Abstract

Stars formed in galaxy cluster potential wells must be responsible for the high level of enrichment measured in the intracluster medium (ICM); however, there is increasing tension between this truism and the parsimonious assumption that the stars in the generally old population studied optically in cluster galaxies emerged from the same formation sites at the same epochs. We construct a phenomenological cluster enrichment model to demonstrate that ICM elemental abundances are underestimated by a factor >2 for standard assumptions about the stellar population -- a discrepancy we term the "cluster elemental abundance paradox". Recent evidence of an elliptical galaxy IMF skewed to low masses deepens the paradox.

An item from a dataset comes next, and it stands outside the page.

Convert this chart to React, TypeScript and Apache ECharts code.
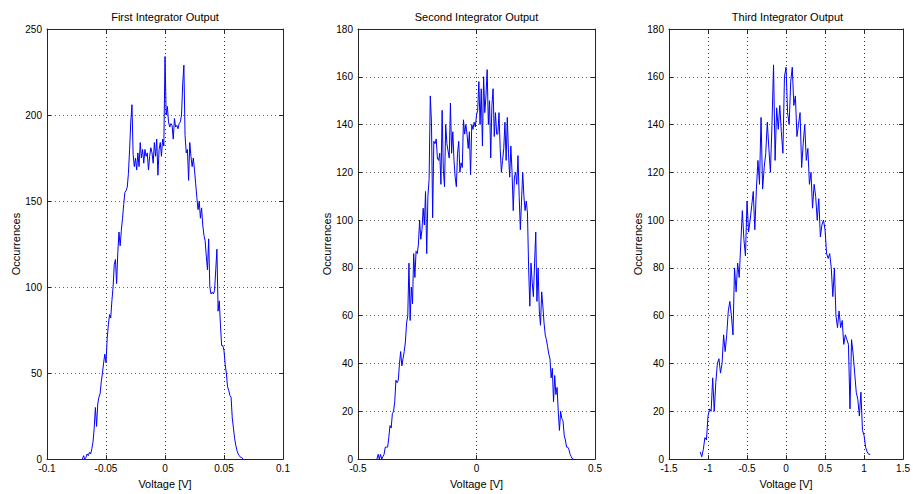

We quantify the adjustments to the star formation efficiency and initial mass function (IMF), and SNIa production efficiency, required to resolve this while being consistent with the observed ICM abundance pattern. The necessary enhancement in metal enrichment may, in principle, originate in the observed stellar population if a larger fraction of stars in the supernova-progenitor mass range form from an initial mass function (IMF) that is either bottom-light or top-heavy, with the latter in some conflict with observed ICM abundance ratios. Other alternatives that imply more modest revisions to the IMF, mass return and remnant fractions, and primordial fraction, posit an increase in the fraction of 3-8 solar mass stars that explode as SNIa or assume that there are more stars than conventionally thought -- although the latter implies a high star formation efficiency. We discuss the feasibility of these various solutions and the implications for the diversity of star formation in the universe, the process of elliptical galaxy formation, and the origin of this "hidden" source of ICM metal enrichment.